After the Unrivaled finale, Plum and Stewart will transition back to 5-on-5 play with a USA Basketball training camp ahead of the FIBA World Cup qualifying tournament in Puerto Rico next week. Stewart has also committed to play a short stint for EuroLeague team Fenerbahce Opet in April.
On paper, training camp is scheduled to start April 19. But that’s just on paper.
The WNBA sent its latest proposal to union leaders on Sunday. It included changes to rookie pay that would allow the best newcomers—think Caitlin Clark or Paige Bueckers—to earn a max salary earlier in their careers. The league has proposed a 2026 salary cap of $5.75 million in 2026 (up 280% from last year’s roughly $1.5 million) and growing from there.
The union is pushing for hundreds of millions of dollars more for athletes over the course of the multiyear agreement compared to W proposals. Players voted in December to authorize a strike, though on Monday Plum and Stewart emphasized the downside ramifications of that tactic.
“Both sides aren’t moving,” Bueckers, the 2025 WNBA Rookie of the Year, said Monday. “We need to continue to have these conversations, continue to actually have change implemented for us to move on our stance.”

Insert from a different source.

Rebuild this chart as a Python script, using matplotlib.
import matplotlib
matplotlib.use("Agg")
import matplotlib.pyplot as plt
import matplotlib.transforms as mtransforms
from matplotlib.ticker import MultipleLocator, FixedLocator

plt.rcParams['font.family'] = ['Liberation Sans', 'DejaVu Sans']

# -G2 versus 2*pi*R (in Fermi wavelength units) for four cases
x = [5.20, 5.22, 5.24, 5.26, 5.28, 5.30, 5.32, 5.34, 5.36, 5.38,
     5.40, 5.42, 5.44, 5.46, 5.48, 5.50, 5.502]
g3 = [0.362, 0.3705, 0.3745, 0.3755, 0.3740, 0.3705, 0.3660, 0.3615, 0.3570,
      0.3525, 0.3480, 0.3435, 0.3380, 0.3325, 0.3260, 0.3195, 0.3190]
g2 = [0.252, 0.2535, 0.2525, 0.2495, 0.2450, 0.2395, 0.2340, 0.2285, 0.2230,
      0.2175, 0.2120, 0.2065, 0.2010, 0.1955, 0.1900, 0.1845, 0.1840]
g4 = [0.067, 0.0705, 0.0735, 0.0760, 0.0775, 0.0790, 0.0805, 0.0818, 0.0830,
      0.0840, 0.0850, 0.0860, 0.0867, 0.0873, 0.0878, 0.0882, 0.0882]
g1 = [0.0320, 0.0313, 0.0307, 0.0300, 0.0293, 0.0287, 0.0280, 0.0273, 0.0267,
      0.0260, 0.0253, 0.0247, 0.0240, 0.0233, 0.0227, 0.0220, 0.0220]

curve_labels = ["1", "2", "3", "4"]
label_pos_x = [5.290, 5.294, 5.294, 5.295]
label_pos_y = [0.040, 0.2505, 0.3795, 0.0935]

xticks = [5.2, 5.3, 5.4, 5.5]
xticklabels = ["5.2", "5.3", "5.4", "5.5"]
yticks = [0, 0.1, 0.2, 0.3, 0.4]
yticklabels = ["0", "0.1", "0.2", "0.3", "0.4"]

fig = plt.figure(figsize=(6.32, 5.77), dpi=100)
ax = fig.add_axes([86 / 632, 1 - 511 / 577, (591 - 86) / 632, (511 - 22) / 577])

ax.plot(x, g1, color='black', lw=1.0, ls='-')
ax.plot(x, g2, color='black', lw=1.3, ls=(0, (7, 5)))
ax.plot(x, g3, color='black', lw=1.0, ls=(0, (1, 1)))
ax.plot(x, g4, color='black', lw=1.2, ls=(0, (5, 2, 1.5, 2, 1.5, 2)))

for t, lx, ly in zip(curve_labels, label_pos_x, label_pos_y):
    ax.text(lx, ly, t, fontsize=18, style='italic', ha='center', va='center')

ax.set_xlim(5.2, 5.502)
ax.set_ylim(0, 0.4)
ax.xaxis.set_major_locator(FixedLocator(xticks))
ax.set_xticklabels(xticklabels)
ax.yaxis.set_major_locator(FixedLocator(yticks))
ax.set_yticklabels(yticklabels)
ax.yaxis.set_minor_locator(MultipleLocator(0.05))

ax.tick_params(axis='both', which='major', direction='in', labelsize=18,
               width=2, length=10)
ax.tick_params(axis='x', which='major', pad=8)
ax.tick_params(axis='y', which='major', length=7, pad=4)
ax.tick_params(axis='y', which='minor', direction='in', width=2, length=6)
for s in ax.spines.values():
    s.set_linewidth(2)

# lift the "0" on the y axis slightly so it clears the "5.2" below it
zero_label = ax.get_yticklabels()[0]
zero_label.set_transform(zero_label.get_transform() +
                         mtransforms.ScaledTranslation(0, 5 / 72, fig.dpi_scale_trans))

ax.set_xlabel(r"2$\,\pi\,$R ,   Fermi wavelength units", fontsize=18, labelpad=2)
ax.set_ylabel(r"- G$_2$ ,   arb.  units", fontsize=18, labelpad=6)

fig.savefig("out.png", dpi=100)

Unrivaled executives, meanwhile, will soon turn their attention to making tweaks for Season 3. TV ratings dropped at the start of the 2026 season, in part because schedule changes led to a larger overlap with college football and NFL playoffs, though Bazzell said “our viewership has been growing week over week” since then.
TNT Sports EVP and chief content officer Craig Barry said the games in bigger, packed venues had a clear impact on the broadcast at home as well. Throughout the season, Unrivaled also brought a comparatively high ratio of female viewers to the company’s channels. TNT will cover Wednesday’s final starting with a pregame show from Miami’s Sephora Arena, directly following a U.S.-Canada women’s soccer match.
“(Unrivaled) has proven time and time again that it drives a large, bespoke audience,” Barry said. “It’s a highly sustainable product.”
Unrivaled commissioner Micky Lawler said the league made roughly $45 million in revenue this year, up 67% over the league’s first year as it began embracing a touring model, with eyes on visiting even more locations next season. It is also considering expanding the capacity in its Miami home base.
In the meantime, rather than trying to capitalize on WNBA labor drama, Bazzell sounds as eager as anyone for the back-and-forth to conclude. “Hopefully, there’s a CBA signed,” he said, “so I can stop getting asked this question.”